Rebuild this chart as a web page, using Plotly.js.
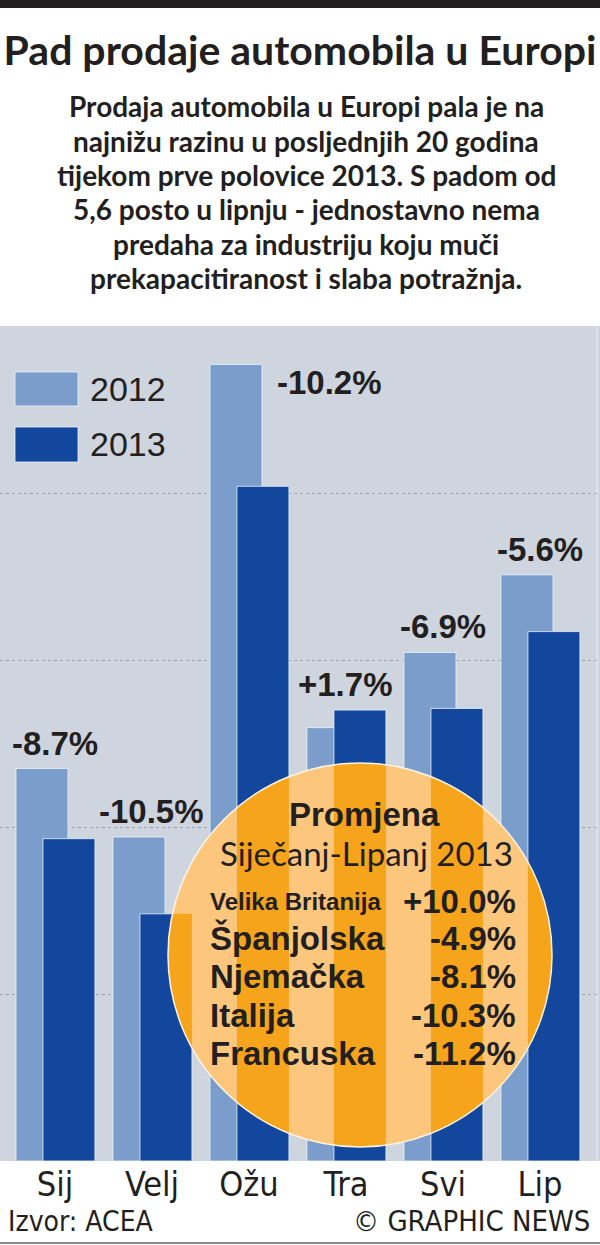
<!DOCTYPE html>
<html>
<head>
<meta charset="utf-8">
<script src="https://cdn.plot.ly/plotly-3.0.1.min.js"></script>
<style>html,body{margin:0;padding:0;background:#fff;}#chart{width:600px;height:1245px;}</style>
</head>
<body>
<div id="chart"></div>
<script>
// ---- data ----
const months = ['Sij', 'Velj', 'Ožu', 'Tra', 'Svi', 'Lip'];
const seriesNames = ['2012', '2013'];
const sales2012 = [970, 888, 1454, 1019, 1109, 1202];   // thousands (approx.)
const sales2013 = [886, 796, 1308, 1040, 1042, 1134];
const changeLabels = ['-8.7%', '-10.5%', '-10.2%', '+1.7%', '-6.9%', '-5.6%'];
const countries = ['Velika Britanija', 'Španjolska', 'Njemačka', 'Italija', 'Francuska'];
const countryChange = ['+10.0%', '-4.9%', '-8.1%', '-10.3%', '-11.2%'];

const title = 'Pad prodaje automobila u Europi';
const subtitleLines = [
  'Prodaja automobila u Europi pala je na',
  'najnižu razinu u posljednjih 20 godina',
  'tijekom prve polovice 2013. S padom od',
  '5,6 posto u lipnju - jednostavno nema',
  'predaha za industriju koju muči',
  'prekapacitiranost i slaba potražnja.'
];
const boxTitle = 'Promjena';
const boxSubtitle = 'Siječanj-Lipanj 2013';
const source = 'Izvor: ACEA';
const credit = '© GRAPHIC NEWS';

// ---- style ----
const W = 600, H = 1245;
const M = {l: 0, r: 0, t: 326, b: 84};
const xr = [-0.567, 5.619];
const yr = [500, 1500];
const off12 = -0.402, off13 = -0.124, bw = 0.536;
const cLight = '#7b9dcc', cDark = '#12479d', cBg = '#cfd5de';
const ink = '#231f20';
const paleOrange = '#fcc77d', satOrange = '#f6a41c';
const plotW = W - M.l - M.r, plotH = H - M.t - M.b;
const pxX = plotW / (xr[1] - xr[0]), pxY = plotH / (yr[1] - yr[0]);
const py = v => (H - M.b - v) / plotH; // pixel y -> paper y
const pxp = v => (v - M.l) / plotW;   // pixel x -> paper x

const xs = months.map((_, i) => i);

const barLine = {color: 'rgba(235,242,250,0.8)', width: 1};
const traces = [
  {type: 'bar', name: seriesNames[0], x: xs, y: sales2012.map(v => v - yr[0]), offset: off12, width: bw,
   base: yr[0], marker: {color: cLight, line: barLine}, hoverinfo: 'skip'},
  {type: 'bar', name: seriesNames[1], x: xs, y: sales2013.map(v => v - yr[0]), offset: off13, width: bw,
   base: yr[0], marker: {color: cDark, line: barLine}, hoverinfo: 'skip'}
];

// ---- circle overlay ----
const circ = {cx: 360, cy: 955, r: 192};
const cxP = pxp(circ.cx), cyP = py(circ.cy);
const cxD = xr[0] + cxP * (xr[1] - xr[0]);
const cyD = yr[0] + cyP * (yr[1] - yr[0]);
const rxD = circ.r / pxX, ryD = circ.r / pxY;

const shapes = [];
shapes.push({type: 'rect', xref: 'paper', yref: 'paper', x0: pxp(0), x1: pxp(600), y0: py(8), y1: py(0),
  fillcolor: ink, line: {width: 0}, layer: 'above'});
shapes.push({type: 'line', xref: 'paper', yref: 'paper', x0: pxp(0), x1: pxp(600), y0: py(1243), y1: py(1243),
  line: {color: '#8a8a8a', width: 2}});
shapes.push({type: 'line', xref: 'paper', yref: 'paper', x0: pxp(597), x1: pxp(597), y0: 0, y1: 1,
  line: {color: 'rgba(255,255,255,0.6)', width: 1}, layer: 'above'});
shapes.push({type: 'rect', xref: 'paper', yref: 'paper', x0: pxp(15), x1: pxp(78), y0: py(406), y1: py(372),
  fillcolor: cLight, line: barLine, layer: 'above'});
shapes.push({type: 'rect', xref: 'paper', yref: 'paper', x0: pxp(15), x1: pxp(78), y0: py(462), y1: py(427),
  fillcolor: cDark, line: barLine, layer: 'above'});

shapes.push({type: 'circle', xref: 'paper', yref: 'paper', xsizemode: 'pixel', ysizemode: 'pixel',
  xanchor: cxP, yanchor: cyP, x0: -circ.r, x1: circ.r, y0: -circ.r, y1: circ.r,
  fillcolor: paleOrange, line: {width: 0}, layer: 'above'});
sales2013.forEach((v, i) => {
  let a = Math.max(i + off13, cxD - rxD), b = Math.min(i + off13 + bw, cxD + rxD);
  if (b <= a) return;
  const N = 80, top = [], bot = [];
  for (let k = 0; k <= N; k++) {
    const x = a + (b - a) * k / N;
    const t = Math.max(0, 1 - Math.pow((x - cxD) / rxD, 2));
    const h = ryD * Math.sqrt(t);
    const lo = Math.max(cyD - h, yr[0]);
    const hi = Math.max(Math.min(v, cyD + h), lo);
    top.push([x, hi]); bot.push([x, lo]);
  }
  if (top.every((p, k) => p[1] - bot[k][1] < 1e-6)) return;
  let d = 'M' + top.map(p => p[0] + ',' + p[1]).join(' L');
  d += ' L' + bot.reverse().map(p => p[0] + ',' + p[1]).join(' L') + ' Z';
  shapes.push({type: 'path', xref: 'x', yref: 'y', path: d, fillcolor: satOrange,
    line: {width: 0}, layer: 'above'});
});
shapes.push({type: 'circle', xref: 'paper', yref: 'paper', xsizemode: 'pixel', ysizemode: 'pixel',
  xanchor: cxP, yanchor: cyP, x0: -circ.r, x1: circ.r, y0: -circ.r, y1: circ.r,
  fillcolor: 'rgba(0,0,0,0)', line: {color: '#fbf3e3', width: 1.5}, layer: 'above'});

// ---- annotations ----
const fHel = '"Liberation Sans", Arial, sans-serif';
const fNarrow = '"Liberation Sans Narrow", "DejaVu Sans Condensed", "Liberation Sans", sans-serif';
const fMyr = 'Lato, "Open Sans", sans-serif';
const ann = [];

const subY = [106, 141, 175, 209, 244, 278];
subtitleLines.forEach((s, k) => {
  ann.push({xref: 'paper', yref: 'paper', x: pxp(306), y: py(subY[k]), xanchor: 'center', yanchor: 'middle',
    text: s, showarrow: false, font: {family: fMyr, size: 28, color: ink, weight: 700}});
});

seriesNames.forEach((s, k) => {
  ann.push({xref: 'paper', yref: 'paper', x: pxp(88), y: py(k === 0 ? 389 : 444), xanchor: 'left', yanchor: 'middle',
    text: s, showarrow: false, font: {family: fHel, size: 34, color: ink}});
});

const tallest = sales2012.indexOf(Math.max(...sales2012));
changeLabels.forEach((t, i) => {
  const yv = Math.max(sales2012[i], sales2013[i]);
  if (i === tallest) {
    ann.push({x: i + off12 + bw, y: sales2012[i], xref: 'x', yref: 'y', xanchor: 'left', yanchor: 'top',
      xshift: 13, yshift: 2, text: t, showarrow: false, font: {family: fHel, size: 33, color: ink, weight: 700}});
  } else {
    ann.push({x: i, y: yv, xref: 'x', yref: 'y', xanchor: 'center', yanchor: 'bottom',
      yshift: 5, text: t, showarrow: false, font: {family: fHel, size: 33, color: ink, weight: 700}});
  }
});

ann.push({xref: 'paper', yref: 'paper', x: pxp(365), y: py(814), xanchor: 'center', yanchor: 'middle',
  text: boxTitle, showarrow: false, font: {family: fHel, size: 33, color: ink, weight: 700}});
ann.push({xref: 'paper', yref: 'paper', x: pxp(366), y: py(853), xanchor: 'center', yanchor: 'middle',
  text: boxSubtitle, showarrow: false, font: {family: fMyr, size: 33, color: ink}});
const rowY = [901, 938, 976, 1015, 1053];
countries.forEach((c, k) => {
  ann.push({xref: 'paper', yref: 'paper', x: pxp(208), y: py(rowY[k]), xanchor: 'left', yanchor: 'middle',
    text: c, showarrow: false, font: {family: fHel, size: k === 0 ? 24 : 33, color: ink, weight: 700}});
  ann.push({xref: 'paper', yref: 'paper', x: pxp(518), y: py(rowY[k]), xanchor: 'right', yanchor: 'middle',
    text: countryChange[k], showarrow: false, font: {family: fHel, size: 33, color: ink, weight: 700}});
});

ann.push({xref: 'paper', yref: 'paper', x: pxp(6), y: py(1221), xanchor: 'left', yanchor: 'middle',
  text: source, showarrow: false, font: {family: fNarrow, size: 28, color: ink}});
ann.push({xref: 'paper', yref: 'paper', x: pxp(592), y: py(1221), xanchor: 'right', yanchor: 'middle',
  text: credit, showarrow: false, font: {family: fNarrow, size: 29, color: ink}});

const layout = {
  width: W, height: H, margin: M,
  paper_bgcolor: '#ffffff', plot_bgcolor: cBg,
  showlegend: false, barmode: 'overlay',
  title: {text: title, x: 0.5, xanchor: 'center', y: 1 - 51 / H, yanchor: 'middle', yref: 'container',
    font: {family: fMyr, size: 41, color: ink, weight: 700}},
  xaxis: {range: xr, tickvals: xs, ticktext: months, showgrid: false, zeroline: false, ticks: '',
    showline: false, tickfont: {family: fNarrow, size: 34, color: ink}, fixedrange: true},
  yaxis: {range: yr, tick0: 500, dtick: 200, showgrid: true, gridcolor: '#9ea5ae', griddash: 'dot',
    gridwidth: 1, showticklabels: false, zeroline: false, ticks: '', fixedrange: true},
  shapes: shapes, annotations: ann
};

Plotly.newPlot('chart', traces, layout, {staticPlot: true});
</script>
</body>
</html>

------------------------------

WRITTEN EXERCISE —
Write down every line from the opening of the listing to the line with "['+10.0%', '-4.9%', '-8.1%', '-10.3%', '-11.2%'];", both included, and nothing else; the pictures are omitted.

ANSWER FOR THE TASK —
Rebuild this chart as a web page, using Plotly.js.
<!DOCTYPE html>
<html>
<head>
<meta charset="utf-8">
<script src="https://cdn.plot.ly/plotly-3.0.1.min.js"></script>
<style>html,body{margin:0;padding:0;background:#fff;}#chart{width:600px;height:1245px;}</style>
</head>
<body>
<div id="chart"></div>
<script>
// ---- data ----
const months = ['Sij', 'Velj', 'Ožu', 'Tra', 'Svi', 'Lip'];
const seriesNames = ['2012', '2013'];
const sales2012 = [970, 888, 1454, 1019, 1109, 1202];   // thousands (approx.)
const sales2013 = [886, 796, 1308, 1040, 1042, 1134];
const changeLabels = ['-8.7%', '-10.5%', '-10.2%', '+1.7%', '-6.9%', '-5.6%'];
const countries = ['Velika Britanija', 'Španjolska', 'Njemačka', 'Italija', 'Francuska'];
const countryChange = ['+10.0%', '-4.9%', '-8.1%', '-10.3%', '-11.2%'];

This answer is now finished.